Write out the entries verbatim and leave the images out of the copy.

(Charts and diagrams as code)
***

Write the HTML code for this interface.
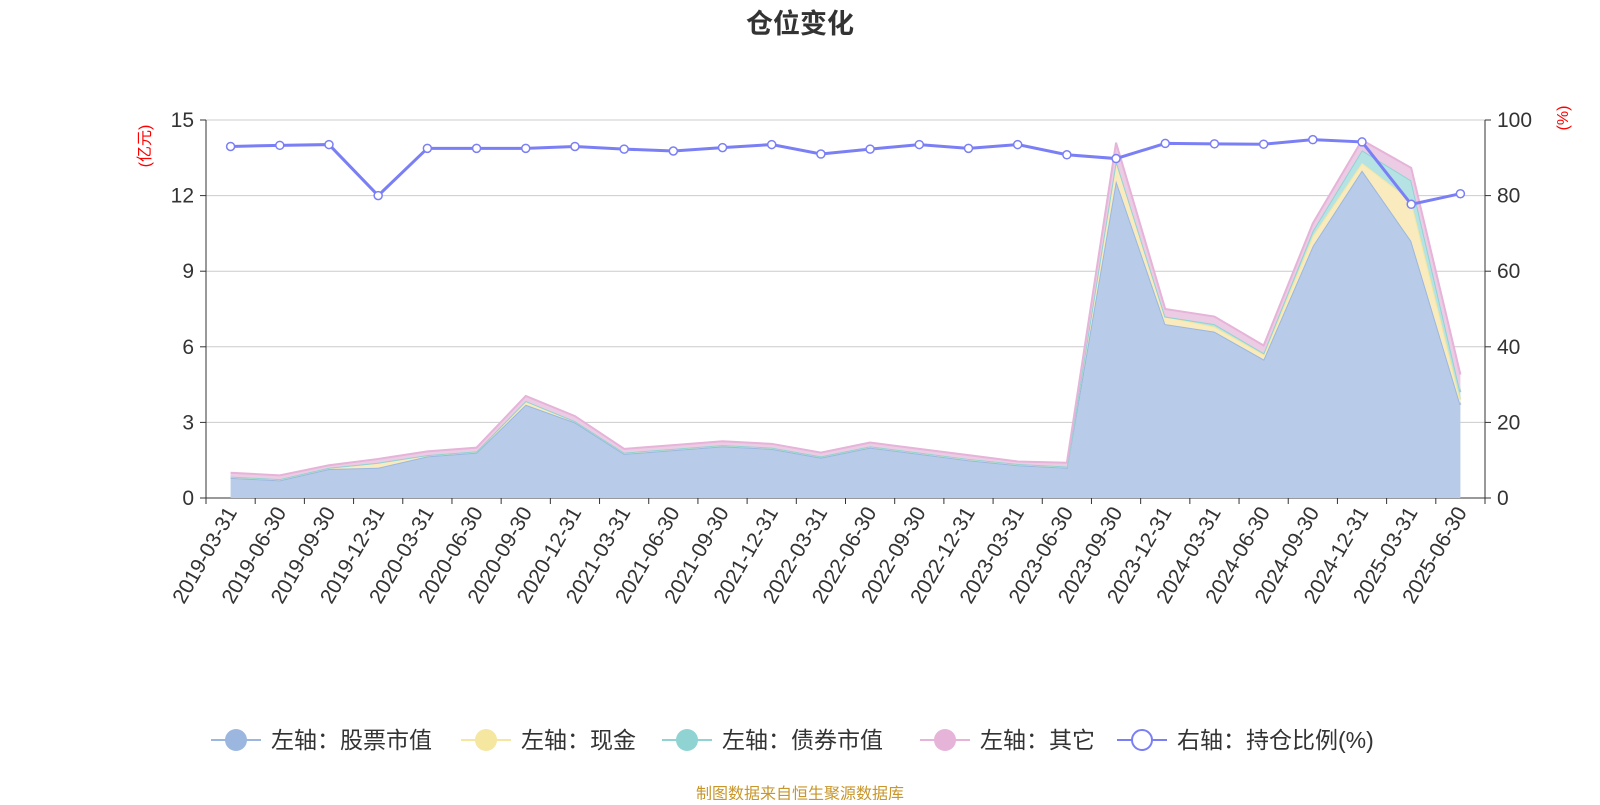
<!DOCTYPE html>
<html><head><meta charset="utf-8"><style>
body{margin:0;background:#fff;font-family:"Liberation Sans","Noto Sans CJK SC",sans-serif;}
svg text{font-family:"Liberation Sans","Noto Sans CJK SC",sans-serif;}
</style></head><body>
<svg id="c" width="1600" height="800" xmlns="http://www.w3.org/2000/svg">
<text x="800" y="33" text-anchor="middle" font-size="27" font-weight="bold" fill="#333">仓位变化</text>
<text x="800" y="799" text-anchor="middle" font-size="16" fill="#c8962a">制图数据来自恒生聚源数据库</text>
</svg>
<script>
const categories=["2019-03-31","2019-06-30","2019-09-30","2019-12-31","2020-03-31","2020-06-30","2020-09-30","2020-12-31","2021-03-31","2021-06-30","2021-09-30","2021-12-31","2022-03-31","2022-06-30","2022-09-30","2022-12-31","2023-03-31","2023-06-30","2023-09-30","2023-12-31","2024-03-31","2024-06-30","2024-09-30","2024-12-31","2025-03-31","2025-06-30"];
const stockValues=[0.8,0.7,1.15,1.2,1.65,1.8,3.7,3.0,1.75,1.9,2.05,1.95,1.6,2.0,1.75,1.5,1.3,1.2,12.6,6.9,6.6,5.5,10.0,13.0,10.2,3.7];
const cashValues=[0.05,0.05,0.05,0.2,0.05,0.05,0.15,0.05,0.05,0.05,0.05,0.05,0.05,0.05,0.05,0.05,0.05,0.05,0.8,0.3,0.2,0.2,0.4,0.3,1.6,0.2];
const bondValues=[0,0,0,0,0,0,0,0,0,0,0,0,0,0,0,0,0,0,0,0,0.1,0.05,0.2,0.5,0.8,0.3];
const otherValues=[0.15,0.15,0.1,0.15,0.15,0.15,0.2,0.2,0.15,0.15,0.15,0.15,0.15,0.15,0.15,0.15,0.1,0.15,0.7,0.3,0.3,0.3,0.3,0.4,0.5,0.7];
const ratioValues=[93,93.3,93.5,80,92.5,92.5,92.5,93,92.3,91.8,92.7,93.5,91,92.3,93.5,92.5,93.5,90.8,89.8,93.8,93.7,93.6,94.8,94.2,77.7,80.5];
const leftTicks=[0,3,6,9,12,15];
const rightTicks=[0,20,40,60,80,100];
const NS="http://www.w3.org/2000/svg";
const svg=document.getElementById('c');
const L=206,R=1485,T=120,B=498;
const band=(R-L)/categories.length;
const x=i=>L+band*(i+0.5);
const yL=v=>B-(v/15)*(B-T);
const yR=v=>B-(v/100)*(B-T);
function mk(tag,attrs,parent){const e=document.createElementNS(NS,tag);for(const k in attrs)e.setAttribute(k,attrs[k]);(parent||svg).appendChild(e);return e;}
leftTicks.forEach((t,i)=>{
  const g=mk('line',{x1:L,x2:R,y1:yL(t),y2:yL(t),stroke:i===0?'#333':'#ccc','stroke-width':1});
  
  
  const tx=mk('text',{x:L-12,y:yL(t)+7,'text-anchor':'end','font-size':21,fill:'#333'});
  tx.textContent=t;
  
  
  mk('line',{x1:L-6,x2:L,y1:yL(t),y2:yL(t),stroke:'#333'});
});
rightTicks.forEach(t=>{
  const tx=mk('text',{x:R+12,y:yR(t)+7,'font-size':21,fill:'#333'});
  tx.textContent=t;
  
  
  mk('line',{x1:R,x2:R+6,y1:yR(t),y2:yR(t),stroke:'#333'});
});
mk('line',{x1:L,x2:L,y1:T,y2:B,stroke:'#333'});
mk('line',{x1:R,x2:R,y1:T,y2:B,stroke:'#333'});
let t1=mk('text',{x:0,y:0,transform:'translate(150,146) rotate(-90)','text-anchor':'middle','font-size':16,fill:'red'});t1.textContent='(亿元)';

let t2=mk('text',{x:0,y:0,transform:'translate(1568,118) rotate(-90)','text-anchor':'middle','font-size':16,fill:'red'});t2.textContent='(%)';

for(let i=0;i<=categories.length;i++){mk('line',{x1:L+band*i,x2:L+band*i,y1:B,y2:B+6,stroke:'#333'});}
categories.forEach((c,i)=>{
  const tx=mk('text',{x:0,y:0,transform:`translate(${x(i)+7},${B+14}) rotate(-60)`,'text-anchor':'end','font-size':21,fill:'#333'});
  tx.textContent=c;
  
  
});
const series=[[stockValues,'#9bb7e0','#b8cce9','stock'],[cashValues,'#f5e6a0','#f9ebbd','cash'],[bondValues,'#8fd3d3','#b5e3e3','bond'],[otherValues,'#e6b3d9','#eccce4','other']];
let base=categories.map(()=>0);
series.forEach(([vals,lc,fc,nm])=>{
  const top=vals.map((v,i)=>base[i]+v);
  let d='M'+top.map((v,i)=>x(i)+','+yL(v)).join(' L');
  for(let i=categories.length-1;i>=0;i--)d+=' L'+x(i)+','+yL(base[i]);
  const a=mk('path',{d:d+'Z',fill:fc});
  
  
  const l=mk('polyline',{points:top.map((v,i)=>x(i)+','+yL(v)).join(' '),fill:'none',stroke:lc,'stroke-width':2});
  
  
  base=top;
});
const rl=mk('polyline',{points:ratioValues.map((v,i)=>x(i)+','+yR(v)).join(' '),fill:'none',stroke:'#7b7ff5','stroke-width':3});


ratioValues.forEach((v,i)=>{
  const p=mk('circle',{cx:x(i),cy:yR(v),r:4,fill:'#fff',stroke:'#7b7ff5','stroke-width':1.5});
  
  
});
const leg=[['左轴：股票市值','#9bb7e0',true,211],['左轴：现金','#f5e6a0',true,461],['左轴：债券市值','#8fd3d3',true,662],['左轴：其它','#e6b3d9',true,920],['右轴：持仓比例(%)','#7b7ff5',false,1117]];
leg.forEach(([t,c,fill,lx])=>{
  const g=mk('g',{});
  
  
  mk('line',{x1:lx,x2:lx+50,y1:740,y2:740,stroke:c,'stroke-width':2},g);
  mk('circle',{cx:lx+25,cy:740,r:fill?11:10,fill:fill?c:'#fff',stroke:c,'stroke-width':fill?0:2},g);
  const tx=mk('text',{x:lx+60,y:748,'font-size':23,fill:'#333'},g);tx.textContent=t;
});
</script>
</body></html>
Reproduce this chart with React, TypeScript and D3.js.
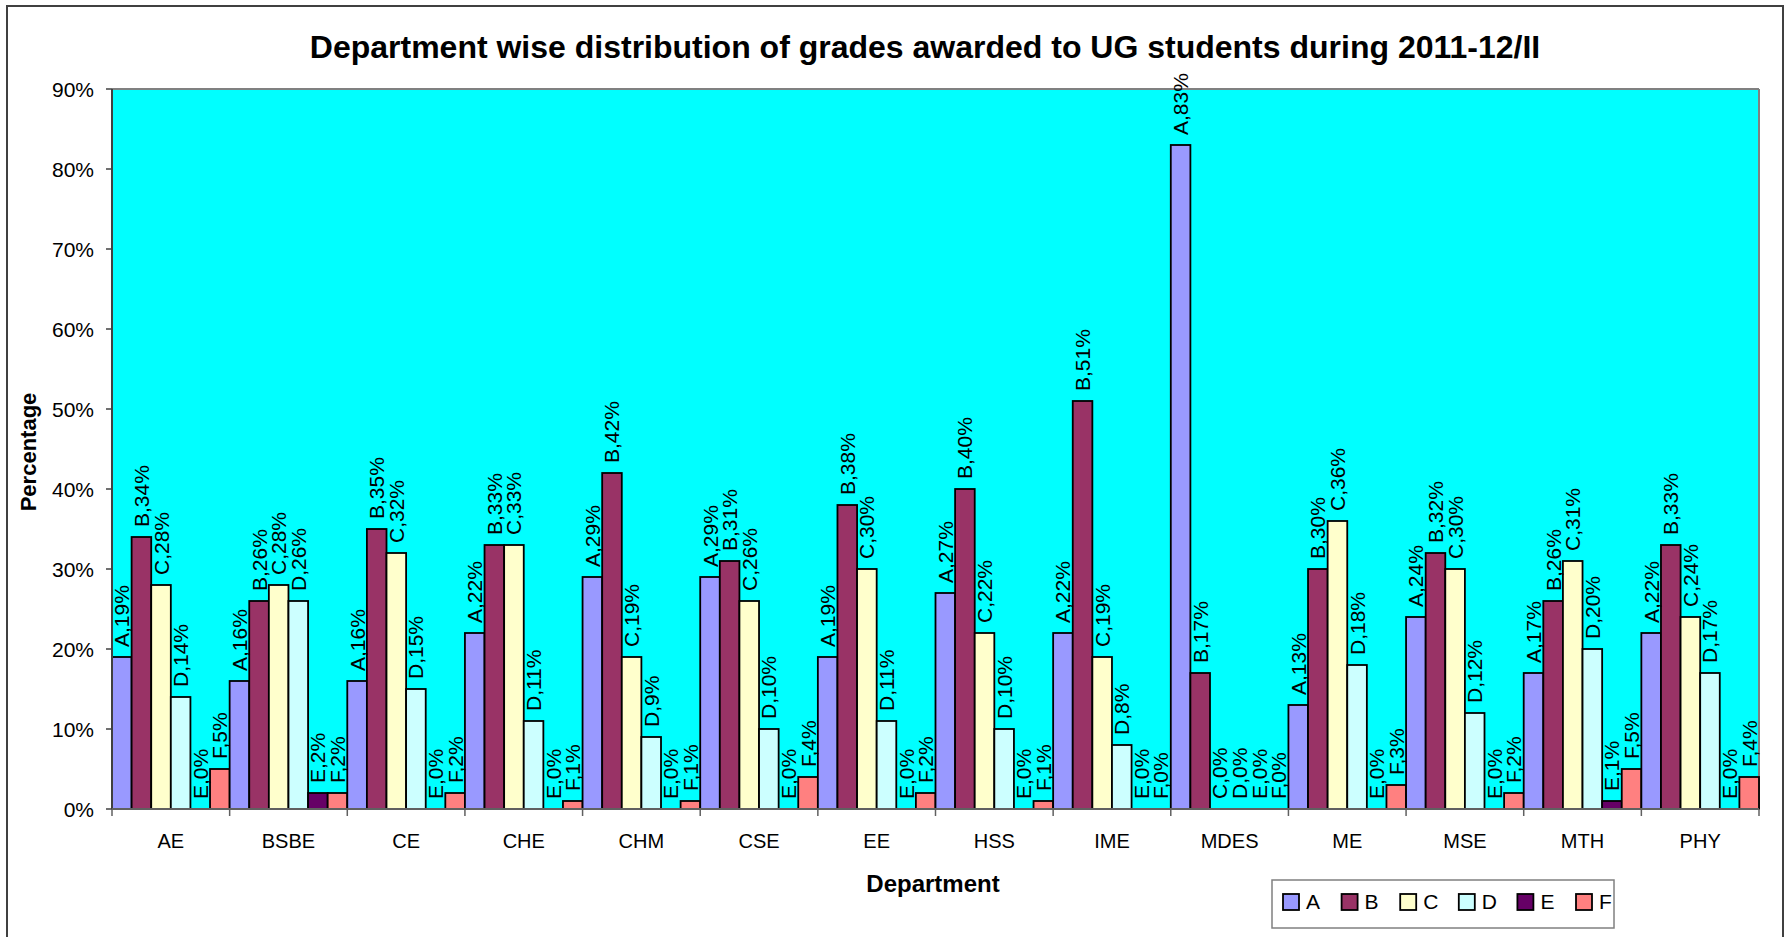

***

● **COMPLETE RESPONSE**:
Write the HTML code for this interface.
<!DOCTYPE html>
<html><head><meta charset="utf-8"><style>
body{margin:0;background:#fff;font-family:"Liberation Sans","Noto Sans CJK SC",sans-serif;}
svg text{font-family:"Liberation Sans","Noto Sans CJK SC",sans-serif;}
</style></head><body>
<svg id="c" width="1600" height="800" xmlns="http://www.w3.org/2000/svg">
<text x="800" y="33" text-anchor="middle" font-size="27" font-weight="bold" fill="#333">仓位变化</text>
<text x="800" y="799" text-anchor="middle" font-size="16" fill="#c8962a">制图数据来自恒生聚源数据库</text>
</svg>
<script>
const categories=["2019-03-31","2019-06-30","2019-09-30","2019-12-31","2020-03-31","2020-06-30","2020-09-30","2020-12-31","2021-03-31","2021-06-30","2021-09-30","2021-12-31","2022-03-31","2022-06-30","2022-09-30","2022-12-31","2023-03-31","2023-06-30","2023-09-30","2023-12-31","2024-03-31","2024-06-30","2024-09-30","2024-12-31","2025-03-31","2025-06-30"];
const stockValues=[0.8,0.7,1.15,1.2,1.65,1.8,3.7,3.0,1.75,1.9,2.05,1.95,1.6,2.0,1.75,1.5,1.3,1.2,12.6,6.9,6.6,5.5,10.0,13.0,10.2,3.7];
const cashValues=[0.05,0.05,0.05,0.2,0.05,0.05,0.15,0.05,0.05,0.05,0.05,0.05,0.05,0.05,0.05,0.05,0.05,0.05,0.8,0.3,0.2,0.2,0.4,0.3,1.6,0.2];
const bondValues=[0,0,0,0,0,0,0,0,0,0,0,0,0,0,0,0,0,0,0,0,0.1,0.05,0.2,0.5,0.8,0.3];
const otherValues=[0.15,0.15,0.1,0.15,0.15,0.15,0.2,0.2,0.15,0.15,0.15,0.15,0.15,0.15,0.15,0.15,0.1,0.15,0.7,0.3,0.3,0.3,0.3,0.4,0.5,0.7];
const ratioValues=[93,93.3,93.5,80,92.5,92.5,92.5,93,92.3,91.8,92.7,93.5,91,92.3,93.5,92.5,93.5,90.8,89.8,93.8,93.7,93.6,94.8,94.2,77.7,80.5];
const leftTicks=[0,3,6,9,12,15];
const rightTicks=[0,20,40,60,80,100];
const NS="http://www.w3.org/2000/svg";
const svg=document.getElementById('c');
const L=206,R=1485,T=120,B=498;
const band=(R-L)/categories.length;
const x=i=>L+band*(i+0.5);
const yL=v=>B-(v/15)*(B-T);
const yR=v=>B-(v/100)*(B-T);
function mk(tag,attrs,parent){const e=document.createElementNS(NS,tag);for(const k in attrs)e.setAttribute(k,attrs[k]);(parent||svg).appendChild(e);return e;}
leftTicks.forEach((t,i)=>{
  const g=mk('line',{x1:L,x2:R,y1:yL(t),y2:yL(t),stroke:i===0?'#333':'#ccc','stroke-width':1});
  
  
  const tx=mk('text',{x:L-12,y:yL(t)+7,'text-anchor':'end','font-size':21,fill:'#333'});
  tx.textContent=t;
  
  
  mk('line',{x1:L-6,x2:L,y1:yL(t),y2:yL(t),stroke:'#333'});
});
rightTicks.forEach(t=>{
  const tx=mk('text',{x:R+12,y:yR(t)+7,'font-size':21,fill:'#333'});
  tx.textContent=t;
  
  
  mk('line',{x1:R,x2:R+6,y1:yR(t),y2:yR(t),stroke:'#333'});
});
mk('line',{x1:L,x2:L,y1:T,y2:B,stroke:'#333'});
mk('line',{x1:R,x2:R,y1:T,y2:B,stroke:'#333'});
let t1=mk('text',{x:0,y:0,transform:'translate(150,146) rotate(-90)','text-anchor':'middle','font-size':16,fill:'red'});t1.textContent='(亿元)';

let t2=mk('text',{x:0,y:0,transform:'translate(1568,118) rotate(-90)','text-anchor':'middle','font-size':16,fill:'red'});t2.textContent='(%)';

for(let i=0;i<=categories.length;i++){mk('line',{x1:L+band*i,x2:L+band*i,y1:B,y2:B+6,stroke:'#333'});}
categories.forEach((c,i)=>{
  const tx=mk('text',{x:0,y:0,transform:`translate(${x(i)+7},${B+14}) rotate(-60)`,'text-anchor':'end','font-size':21,fill:'#333'});
  tx.textContent=c;
  
  
});
const series=[[stockValues,'#9bb7e0','#b8cce9','stock'],[cashValues,'#f5e6a0','#f9ebbd','cash'],[bondValues,'#8fd3d3','#b5e3e3','bond'],[otherValues,'#e6b3d9','#eccce4','other']];
let base=categories.map(()=>0);
series.forEach(([vals,lc,fc,nm])=>{
  const top=vals.map((v,i)=>base[i]+v);
  let d='M'+top.map((v,i)=>x(i)+','+yL(v)).join(' L');
  for(let i=categories.length-1;i>=0;i--)d+=' L'+x(i)+','+yL(base[i]);
  const a=mk('path',{d:d+'Z',fill:fc});
  
  
  const l=mk('polyline',{points:top.map((v,i)=>x(i)+','+yL(v)).join(' '),fill:'none',stroke:lc,'stroke-width':2});
  
  
  base=top;
});
const rl=mk('polyline',{points:ratioValues.map((v,i)=>x(i)+','+yR(v)).join(' '),fill:'none',stroke:'#7b7ff5','stroke-width':3});


ratioValues.forEach((v,i)=>{
  const p=mk('circle',{cx:x(i),cy:yR(v),r:4,fill:'#fff',stroke:'#7b7ff5','stroke-width':1.5});
  
  
});
const leg=[['左轴：股票市值','#9bb7e0',true,211],['左轴：现金','#f5e6a0',true,461],['左轴：债券市值','#8fd3d3',true,662],['左轴：其它','#e6b3d9',true,920],['右轴：持仓比例(%)','#7b7ff5',false,1117]];
leg.forEach(([t,c,fill,lx])=>{
  const g=mk('g',{});
  
  
  mk('line',{x1:lx,x2:lx+50,y1:740,y2:740,stroke:c,'stroke-width':2},g);
  mk('circle',{cx:lx+25,cy:740,r:fill?11:10,fill:fill?c:'#fff',stroke:c,'stroke-width':fill?0:2},g);
  const tx=mk('text',{x:lx+60,y:748,'font-size':23,fill:'#333'},g);tx.textContent=t;
});
</script>
</body></html>
Reproduce this chart with React, TypeScript and D3.js.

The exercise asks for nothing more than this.